12 Millionen Dollar. Diese Summe hat die komplette Produktion von Hell or High Water veranschlagt und auch wenn bereits bessere Filme für deutlich weniger Geld gedreht wurden, so ist die Summe trotzdem erstaunlich. Vieles an David Mackenzies Film erweckt den Eindruck er wäre kostspieliger gewesen. In vorderster Front sind es natürlich Darsteller wie Jeff Bridges, Chris Pine und Ben Foster, die den Eindruck einer Multimillionen-Dollar-Produktion evozieren. Doch auch darüber hinaus sind beinahe alle Facetten des Films, angefangen bei der Optik über Kostüme und Ausstattung bis hin zum Soundtrack, hochwertig eingefangen. Natürlich sind 12 Millionen dennoch eine gewaltige Summe, aber nichtsdestotrotz ist es ein schöner Umstand, dass mainstreamtaugliches Hollywoodkino auch in den niedrigen Budgetbereichen ausgezeichnet funktionieren kann.

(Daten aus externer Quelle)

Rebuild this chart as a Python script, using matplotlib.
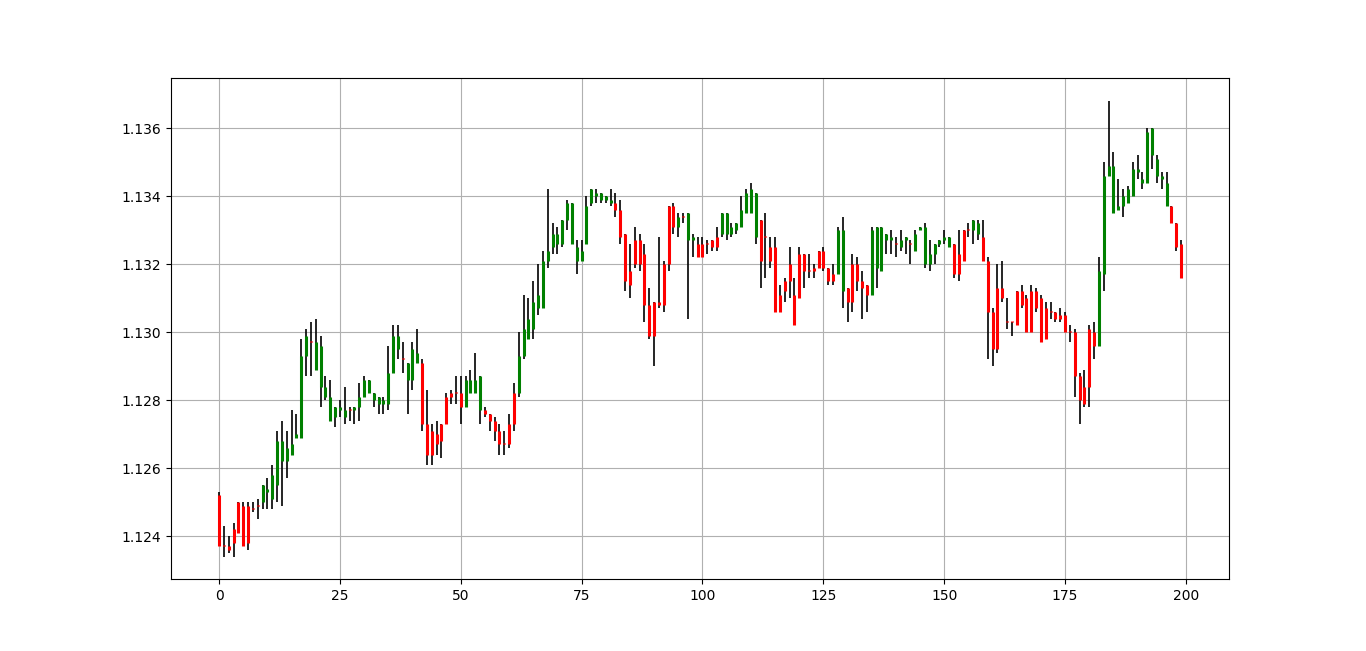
import matplotlib
matplotlib.use("Agg")
import matplotlib.pyplot as plt
import numpy as np

ohlc = [
(1.1252,1.1253,1.1237,1.1237),(1.1237,1.1243,1.1234,1.1237),(1.1237,1.1240,1.1235,1.1236),(1.1242,1.1244,1.1234,1.1238),
(1.1250,1.1250,1.1241,1.1241),(1.1249,1.1250,1.1237,1.1237),(1.1249,1.1250,1.1236,1.1238),(1.1248,1.1250,1.1247,1.1248),
(1.1249,1.1251,1.1245,1.1249),(1.1250,1.1255,1.1248,1.1255),(1.1253,1.1257,1.1248,1.1254),(1.1251,1.1261,1.1248,1.1258),
(1.1255,1.1271,1.1250,1.1268),(1.1262,1.1274,1.1249,1.1268),(1.1262,1.1271,1.1257,1.1266),(1.1264,1.1277,1.1264,1.1267),
(1.1269,1.1276,1.1269,1.1270),(1.1269,1.1298,1.1269,1.1293),(1.1293,1.1301,1.1287,1.1299),(1.1297,1.1303,1.1287,1.1297),
(1.1289,1.1304,1.1289,1.1297),(1.1284,1.1299,1.1278,1.1296),(1.1281,1.1287,1.1280,1.1284),(1.1274,1.1286,1.1274,1.1281),
(1.1275,1.1278,1.1272,1.1278),(1.1277,1.1280,1.1275,1.1278),(1.1275,1.1284,1.1273,1.1277),(1.1277,1.1278,1.1274,1.1277),
(1.1277,1.1278,1.1273,1.1278),(1.1278,1.1285,1.1274,1.1281),(1.1281,1.1287,1.1281,1.1286),(1.1282,1.1286,1.1282,1.1286),
(1.1280,1.1282,1.1278,1.1282),(1.1279,1.1281,1.1276,1.1281),(1.1279,1.1281,1.1276,1.1280),(1.1279,1.1296,1.1277,1.1288),
(1.1288,1.1302,1.1288,1.1299),(1.1295,1.1302,1.1292,1.1299),(1.1292,1.1297,1.1288,1.1292),(1.1286,1.1291,1.1276,1.1291),
(1.1286,1.1297,1.1283,1.1295),(1.1291,1.1301,1.1291,1.1294),(1.1291,1.1292,1.1271,1.1273),(1.1273,1.1283,1.1261,1.1264),
(1.1271,1.1273,1.1261,1.1264),(1.1270,1.1274,1.1264,1.1267),(1.1273,1.1273,1.1263,1.1268),(1.1281,1.1282,1.1273,1.1273),
(1.1282,1.1283,1.1279,1.1281),(1.1282,1.1287,1.1279,1.1282),(1.1282,1.1287,1.1273,1.1278),(1.1278,1.1287,1.1278,1.1286),
(1.1282,1.1289,1.1282,1.1286),(1.1282,1.1294,1.1282,1.1286),(1.1277,1.1287,1.1273,1.1287),(1.1277,1.1278,1.1275,1.1276),
(1.1276,1.1276,1.1271,1.1274),(1.1274,1.1275,1.1268,1.1271),(1.1271,1.1273,1.1264,1.1267),(1.1267,1.1271,1.1264,1.1267),
(1.1273,1.1276,1.1266,1.1267),(1.1282,1.1285,1.1271,1.1273),(1.1282,1.1300,1.1281,1.1293),(1.1293,1.1311,1.1292,1.1301),
(1.1298,1.1310,1.1298,1.1304),(1.1301,1.1315,1.1298,1.1309),(1.1307,1.1320,1.1305,1.1311),(1.1307,1.1324,1.1307,1.1321),
(1.1321,1.1342,1.1319,1.1324),(1.1325,1.1332,1.1323,1.1329),(1.1326,1.1331,1.1323,1.1329),(1.1326,1.1333,1.1325,1.1333),
(1.1333,1.1339,1.1330,1.1338),(1.1326,1.1338,1.1326,1.1338),(1.1321,1.1327,1.1317,1.1325),(1.1321,1.1327,1.1321,1.1324),
(1.1326,1.1340,1.1326,1.1337),(1.1338,1.1342,1.1337,1.1342),(1.1340,1.1342,1.1338,1.1341),(1.1339,1.1341,1.1338,1.1341),
(1.1339,1.1340,1.1338,1.1340),(1.1338,1.1342,1.1337,1.1339),(1.1338,1.1341,1.1334,1.1336),(1.1336,1.1339,1.1326,1.1328),
(1.1329,1.1329,1.1312,1.1315),(1.1318,1.1326,1.1310,1.1314),(1.1327,1.1331,1.1319,1.1320),(1.1327,1.1329,1.1318,1.1320),
(1.1323,1.1326,1.1303,1.1308),(1.1308,1.1313,1.1298,1.1299),(1.1309,1.1309,1.1290,1.1299),(1.1309,1.1328,1.1307,1.1308),
(1.1320,1.1321,1.1306,1.1308),(1.1337,1.1337,1.1318,1.1320),(1.1337,1.1338,1.1329,1.1331),(1.1331,1.1335,1.1328,1.1334),
(1.1334,1.1335,1.1332,1.1334),(1.1327,1.1335,1.1304,1.1335),(1.1327,1.1329,1.1322,1.1328),(1.1326,1.1328,1.1322,1.1322),
(1.1326,1.1328,1.1322,1.1322),(1.1326,1.1327,1.1323,1.1326),(1.1327,1.1327,1.1324,1.1325),(1.1328,1.1331,1.1324,1.1325),
(1.1329,1.1335,1.1328,1.1335),(1.1329,1.1335,1.1327,1.1335),(1.1329,1.1332,1.1328,1.1331),(1.1330,1.1332,1.1329,1.1332),
(1.1331,1.1340,1.1331,1.1336),(1.1335,1.1342,1.1335,1.1341),(1.1335,1.1344,1.1335,1.1342),(1.1328,1.1341,1.1326,1.1341),
(1.1333,1.1333,1.1313,1.1321),(1.1328,1.1335,1.1316,1.1328),(1.1325,1.1328,1.1319,1.1321),(1.1325,1.1328,1.1306,1.1306),
(1.1311,1.1314,1.1306,1.1306),(1.1315,1.1316,1.1309,1.1312),(1.1320,1.1325,1.1310,1.1315),(1.1311,1.1316,1.1302,1.1302),
(1.1323,1.1325,1.1310,1.1310),(1.1323,1.1323,1.1313,1.1318),(1.1318,1.1323,1.1316,1.1318),(1.1319,1.1320,1.1316,1.1318),
(1.1324,1.1324,1.1319,1.1319),(1.1324,1.1325,1.1318,1.1319),(1.1319,1.1319,1.1314,1.1315),(1.1317,1.1320,1.1314,1.1315),
(1.1317,1.1331,1.1317,1.1330),(1.1312,1.1334,1.1307,1.1330),(1.1313,1.1313,1.1303,1.1309),(1.1320,1.1323,1.1306,1.1309),
(1.1320,1.1322,1.1312,1.1315),(1.1315,1.1318,1.1304,1.1313),(1.1314,1.1314,1.1306,1.1311),(1.1311,1.1331,1.1311,1.1330),
(1.1319,1.1331,1.1313,1.1331),(1.1318,1.1331,1.1318,1.1331),(1.1327,1.1329,1.1323,1.1329),(1.1327,1.1330,1.1323,1.1328),
(1.1326,1.1328,1.1322,1.1326),(1.1325,1.1330,1.1324,1.1327),(1.1327,1.1328,1.1323,1.1328),(1.1326,1.1327,1.1320,1.1326),
(1.1324,1.1330,1.1324,1.1329),(1.1330,1.1331,1.1330,1.1331),(1.1320,1.1332,1.1319,1.1331),(1.1320,1.1327,1.1318,1.1323),
(1.1323,1.1326,1.1320,1.1326),(1.1326,1.1327,1.1325,1.1327),(1.1327,1.1330,1.1326,1.1328),(1.1325,1.1328,1.1325,1.1328),
(1.1326,1.1326,1.1316,1.1317),(1.1323,1.1330,1.1315,1.1317),(1.1330,1.1330,1.1321,1.1321),(1.1330,1.1332,1.1328,1.1330),
(1.1330,1.1333,1.1326,1.1333),(1.1329,1.1333,1.1327,1.1332),(1.1328,1.1333,1.1321,1.1321),(1.1321,1.1322,1.1292,1.1306),
(1.1306,1.1307,1.1290,1.1295),(1.1313,1.1320,1.1294,1.1295),(1.1313,1.1321,1.1309,1.1310),(1.1303,1.1310,1.1301,1.1303),
(1.1303,1.1303,1.1299,1.1303),(1.1312,1.1312,1.1302,1.1302),(1.1312,1.1314,1.1307,1.1308),(1.1310,1.1311,1.1300,1.1300),
(1.1312,1.1314,1.1300,1.1300),(1.1312,1.1313,1.1306,1.1307),(1.1310,1.1311,1.1297,1.1297),(1.1307,1.1309,1.1298,1.1298),
(1.1306,1.1309,1.1304,1.1306),(1.1306,1.1306,1.1303,1.1304),(1.1305,1.1307,1.1303,1.1304),(1.1305,1.1306,1.1300,1.1300),
(1.1300,1.1302,1.1297,1.1300),(1.1300,1.1301,1.1281,1.1287),(1.1287,1.1288,1.1273,1.1280),(1.1284,1.1289,1.1278,1.1279),
(1.1301,1.1302,1.1278,1.1284),(1.1300,1.1303,1.1292,1.1296),(1.1296,1.1322,1.1296,1.1318),(1.1317,1.1350,1.1312,1.1346),
(1.1346,1.1368,1.1346,1.1349),(1.1335,1.1353,1.1335,1.1349),(1.1336,1.1345,1.1336,1.1337),(1.1337,1.1342,1.1334,1.1340),
(1.1338,1.1343,1.1338,1.1342),(1.1340,1.1350,1.1340,1.1348),(1.1347,1.1352,1.1345,1.1348),(1.1344,1.1347,1.1342,1.1345),
(1.1344,1.1360,1.1344,1.1359),(1.1352,1.1360,1.1348,1.1360),(1.1346,1.1352,1.1344,1.1351),(1.1345,1.1347,1.1342,1.1346),
(1.1337,1.1347,1.1337,1.1344),(1.1337,1.1337,1.1332,1.1332),(1.1332,1.1332,1.1324,1.1325),(1.1326,1.1327,1.1316,1.1316),
]
opens = [r[0] for r in ohlc]
highs = [r[1] for r in ohlc]
lows = [r[2] for r in ohlc]
closes = [r[3] for r in ohlc]
x = np.arange(len(ohlc))

fig, ax = plt.subplots(figsize=(13.66, 6.51), dpi=100)
ax.vlines(x, lows, highs, color="black", linewidth=1.2, zorder=2)
cols = ["green" if c > o else "red" for o, c in zip(opens, closes)]
bot = np.minimum(opens, closes)
top = np.maximum(opens, closes)
top = np.where(top - bot < 0.00003, bot + 0.00003, top)
ax.vlines(x, bot, top, colors=cols, linewidth=2.2, zorder=3)
ax.grid(True)
ax.set_axisbelow(True)
ax.set_xlim(-10, 209)
fig.savefig("out.png", dpi=100)
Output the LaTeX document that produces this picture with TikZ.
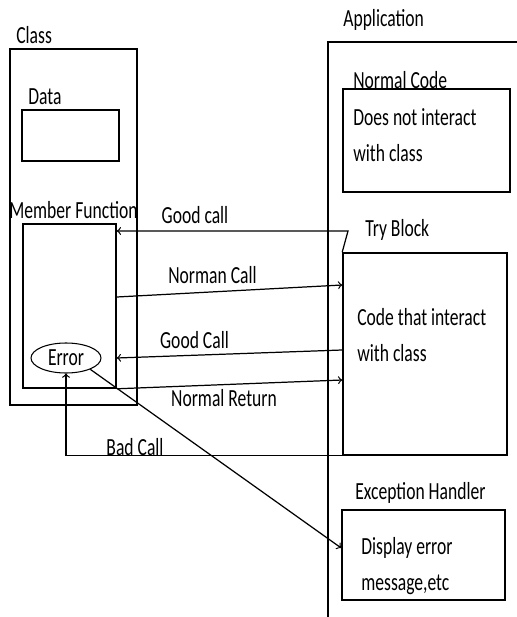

Alles wirkt wie ein Klischee. Staubige Felder, ausgebrannt von der unbarmherzigen Sonne. Schnauzbärtige Männer in ausgewaschenen Hemden sitzen auf der Veranda, trinken ein kühles Bier und polieren ihre Waffen. Texas scheint einer dieser Staaten zu sein, in dem die Zeit einfach stillsteht. So still, dass selbst Banken noch keine Überwachungskamera haben und die verlässlichste Methode der Polizeiarbeit simples Warten darstellt. Ein von Nick Cave und Warren Ellis stammender Soundtrack eilt der trostlosen Optik voraus, wir hören die Klänge bevor wir unsere Protagonisten als unerfahrene, aber entschlossene Bankräuber kennenlernen. Was in den nächsten 100 Minuten folgt ist durchgehend stimmig (vor allem der texanische Dialekt trägt im Original viel dazu bei), aber nie sonderlich unvorhersehbar erzählt. Es wirkt beinahe etwas faul, so als würde sich der Regisseur auf den gelungenen Komponenten seines Films ausruhen, sich über die kantige Performance von Ben Foster, den westernartigen Soundtrack oder seiner gelungenen Optik freuen und dabei eine zentrale Botschaft vernachlässigen. Sicherlich greifen die einzelnen Teile des Films spürbar flüssig ineinander, doch kann sich Hell or High Water nicht dem Eindruck verwehren, als klassisches Erzählkino ein Stück weit zu klassisch zu sein. Inwiefern man das als Stärke oder Schwäche wertet, sei jedem Zuschauer selbst überlassen.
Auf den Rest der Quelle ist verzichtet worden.